Predicting hydrocarbon reservoir quality in deepwater sedimentary systems using sequential deep learning techniques
Xiao Hu, Jun Xie, Xiwei Li, Junzheng Han, Zhengquan Zhao, Hamzeh Ghorbani
Abstract
This study uses advanced deep learning techniques to present an efficient and data-driven method for predicting the Hydrocarbon Reservoir Quality Index (HRQI) in deepwater carbonate systems. Traditional approaches like core sampling and Nuclear Magnetic Resonance logging are often costly and limited in data coverage, particularly in older wells. To overcome these limitations, the study utilizes 5112 petrophysical log samples from three wells located in a Middle Eastern deepwater carbonate reservoir. Three sequential deep learning models—Recurrent Neural Network and Gated Recurrent Unit—were developed and optimized using the Adam algorithm.
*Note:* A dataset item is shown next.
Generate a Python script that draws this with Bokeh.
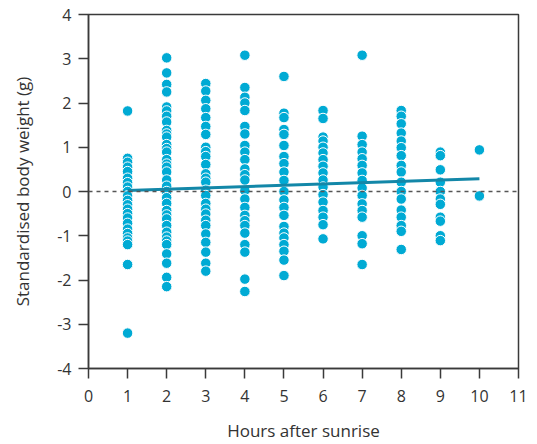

The Adam-LSTM model outperformed the others, achieving a Root Mean Square Error of 0.009 and a correlation coefficient (R2) of 0.9995, indicating excellent predictive performance. Feature analysis revealed RHOB, DT, NPHI, and Vp as the most significant inputs for predicting HRQI. The model enhances reservoir characterization by capturing complex lithological patterns, supporting better zonation and well placement. Its scalability and cost-effectiveness make it especially useful in settings with limited data availability. This research highlights the practical value of integrating artificial intelligence into reservoir evaluation, offering a powerful tool for improving decision-making in deepwater hydrocarbon exploration and development.